Kabarett ist tot. Sagt zumindest Christine Prayon. Bei gläsernen Menschen gibt es schließlich nichts mehr, das die Satire sichtbar machen kann, Kritik ist ohnehin derzeit nicht sonderlich beliebt, und Witze kann man über die aktuelle Situation ohnehin nicht mehr machen. Also bleibt nur ein Schlussstrich. Yogalehrerin, das ist Prayons neuer Plan, wie sie im Pantheon offenbart. Das tut keinem weh und bewahrt das Publikum gleichzeitig vor zwei Stunden sinnlosem Kabarett. Zwei Minuten, danach ist die 47-Jährige fertig. Und schweigt. Doch das Denken, das kann selbst sie nicht abstellen. Also grübelt sie über alternative Gesellschaftsformen – und fängt jetzt erst so richtig an.
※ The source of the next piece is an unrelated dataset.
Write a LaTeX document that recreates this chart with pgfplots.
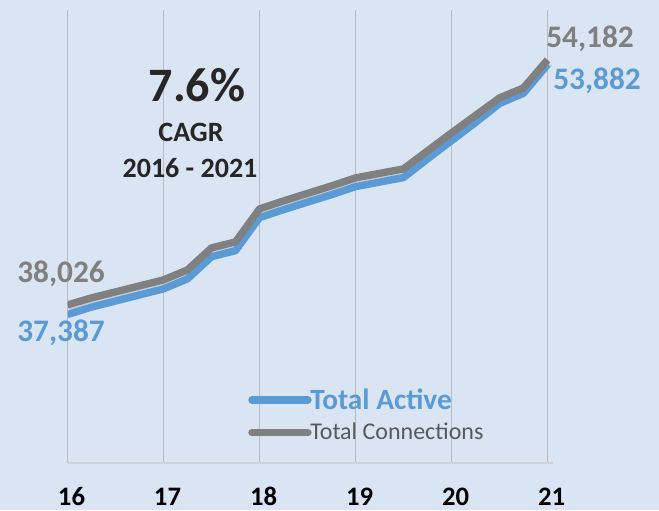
\documentclass[border=0pt]{standalone}
\usepackage{pgfplots}
\usepackage{pgfplotstable}
\pgfplotsset{compat=1.18}
\usepackage{fontspec}
\setmainfont{Carlito}
\definecolor{bg}{RGB}{218,229,243}
\definecolor{myblue}{RGB}{91,155,213}
\definecolor{mygray}{RGB}{128,128,128}
\definecolor{darktext}{RGB}{38,38,38}
\definecolor{legtext}{RGB}{89,89,89}
\definecolor{gridc}{RGB}{186,188,194}
\definecolor{axisc}{RGB}{210,210,214}

\pgfplotstableread{
x y
16 37387
16.25 37880
16.5 38280
16.75 38680
17 39080
17.25 39740
17.5 41200
17.75 41600
18 43780
18.25 44300
18.5 44800
18.75 45290
19 45820
19.25 46120
19.5 46420
19.75 47650
20 48850
20.25 50050
20.5 51300
20.75 51980
21 53882
}\activetab

\pgfplotstableread{
x y
16 38026
16.25 38488
16.5 38884
16.75 39280
17 39675
17.25 40335
17.5 41785
17.75 42181
18 44357
18.25 44884
18.5 45379
18.75 45874
19 46401
19.25 46698
19.5 46995
19.75 48181
20 49368
20.25 50522
20.5 51676
20.75 52336
21 54182
}\conntab

\begin{document}
\begin{tikzpicture}
\fill[bg] (0,0) rectangle (494.25pt,382.5pt);
\useasboundingbox (0,0) rectangle (494.25pt,382.5pt);
\begin{axis}[
  at={(50.625pt,35.25pt)}, anchor=south west,
  scale only axis, width=364.125pt, height=339.75pt,
  xmin=16, xmax=21.057, ymin=27600, ymax=57470,
  axis x line=bottom, axis y line=none,
  axis line style={draw=axisc, line width=1.5pt, -},
  xtick={16,17,18,19,20,21}, xticklabels={16,17,18,19,20,21},
  major tick length=0pt,
  xmajorgrids, grid style={draw=gridc, line width=0.75pt},
  ytick=\empty,
  xticklabel style={font=\bfseries\fontsize{20}{24}\selectfont, text=black, anchor=base, yshift=-31.5pt, xshift=3pt},
  legend style={at={(0.3718,0.1678)}, anchor=north west, draw=none, fill=none,
    inner sep=0pt, row sep=7pt, column sep=-2pt, nodes={inner sep=1pt}},
  legend cell align=left,
  legend image code/.code={\draw[#1, line cap=round] (0pt,0pt) -- (42pt,0pt);},
]
\addplot[forget plot, draw=black, opacity=0.10, line width=6pt, line join=round, yshift=-2.5pt, xshift=1pt] table[x=x,y=y] {\conntab};
\addplot[myblue, line width=5.5pt, line join=round] table[x=x,y=y] {\activetab};
\addlegendentry{\textcolor{myblue}{\bfseries\fontsize{22}{26}\selectfont Total Active}}
\addplot[mygray, line width=5.5pt, line join=round] table[x=x,y=y] {\conntab};
\addlegendentry{\textcolor{legtext}{\fontsize{18}{22}\selectfont Total Connections}}
\end{axis}
\node[anchor=base, text=mygray, font=\bfseries\fontsize{23.5}{28}\selectfont] at (45.75pt,170.25pt) {38,026};
\node[anchor=base, text=myblue, font=\bfseries\fontsize{23.5}{28}\selectfont] at (45.75pt,126pt) {37,387};
\node[anchor=base, text=mygray, font=\bfseries\fontsize{23.5}{28}\selectfont] at (442.5pt,346.5pt) {54,182};
\node[anchor=base, text=myblue, font=\bfseries\fontsize{23.5}{28}\selectfont] at (447.75pt,315pt) {53,882};
\node[anchor=base, text=darktext, font=\bfseries\fontsize{36}{40}\selectfont] at (147.75pt,306pt) {7.6\%};
\node[anchor=base, text=darktext, font=\bfseries\fontsize{21}{25}\selectfont] at (143.25pt,276pt) {CAGR};
\node[anchor=base, text=darktext, font=\bfseries\fontsize{21}{25}\selectfont] at (142.5pt,249pt) {2016 - 2021};
\end{tikzpicture}
\end{document}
„Abschiedstour“ hat Prayon ihr aktuelles Programm genannt, und selten war ein Titel so irreführend wie dieser. Zum Glück, denn kein anderer Kabarettist und keine Kabarettistin sind derzeit so gut
wie die gebürtige Bonnerin, so eloquent, so tiefsinnig und so vielschichtig. Was Prayon auf die Bühne bringt, ist wirklich ganz große Kunst, mit komplexem Meta-Theater, aufrüttelnder Rhetorik und
vor allem weitgehend ohne Pointen. Schluss mit lustig. „Wenn man noch Kabarettist wäre, müsste man jetzt über Transformation reden“, sagt sie. Den Wandel fordernd, mit einer Utopie als
unerreichbares Ideal und als Motor für neue Denkprozesse, die im Kleinen schon funktionieren. Car- und Food-Sharing und Open-Source-Projekte zeigen ja, was möglich ist, ohne gleich große
Hierarchien aufzubauen. Schade nur, dass der Mensch zu sehr Raubtier ist, um diese Modelle auf nationaler und globaler Ebene umzusetzen, als Kommunismus in Reinform, ohne die Macht-Elite, die
sich unweigerlich bildet. Nein, so geht das nicht. „Aber es ist eine schöne Idee.“
Weiter und weiter spinnt Christine Prayon das Thema und öffnet die Bühne auch für andere von ihr gespielte Gestalten, allen voran der Größte Comedian Aller Zeiten (GröCoZ), ein Proll ohne Moral,
hinter dem mehr steckt, als man zunächst vermutet. „Heute wird gelacht und nicht gedacht“, ruft er. Doch dahinter verbirgt sich der ultimative Opportunist der Unterhaltungsindustrie, ein
käuflicher Wendehals, der sich seine Pointen vorgeben lässt und auch dazu steht. „Die Leute können ruhig denken, ich sei ein Arschloch, so lange sie sich nur mit mir identifizieren“, sagt er. Was
auch funktioniert, selbst auf dieser transparenten Meta-Ebene: Seine extremsten Aussagen ernten doch tatsächlich auch im Pantheon ein – zugegebenermaßen ungläubiges – Gelächter, während Prayon
mit ihren philosophischen Ansätzen nur Schweigen erntet. Gleiches gilt für die bitterbösen Nachrichten, die eine namenlose Sprecherin immer wieder verliest und die Einblicke gewähren in absurd
erscheinende Dystopien, denen wir aber leider näher sind als uns lieb sein dürfte. „Mir fehlen die Tränen“, beklagt Prayon irgendwann mit Verweis auf die schrecklichen Bilder aus dem Mittelmeer
oder aus jenen Ländern, in denen immer noch Kindersoldaten in einen Krieg geschickt werden, den sie nicht verstehen und den sie selbst gar nicht kämpfen wollen. Eigentlich müssten uns diese
Geschichten nahegehen. Doch das Bauchgefühl lehnt ab. „Tu gar nichts“, sagt es, „und wenn doch, dann tu etwas für dich.“
Gnadenlos reißt Christine Prayon die dünnen Mäntel der Selbsttäuschung von den Menschen, nicht anklagend, aber gerade deswegen besonders schmerzhaft. Gleichzeitig zerlegt sie Comedy und
Poetry-Slam, kritisiert Mittelmaß und Mainstream, Anbiederung und Bequemlichkeit. Gelacht wird in diesen Momenten kaum, und wenn doch, bleibt es im Halse stecken. Über vieles könnte, sollte,
müsste man nach diesem Programm diskutieren, mit vielem hat Prayon leider recht. Nur mit einer Aussage liegt sie daneben: Kabarett ist nicht tot. Sie selbst ist der lebende Beweis dafür.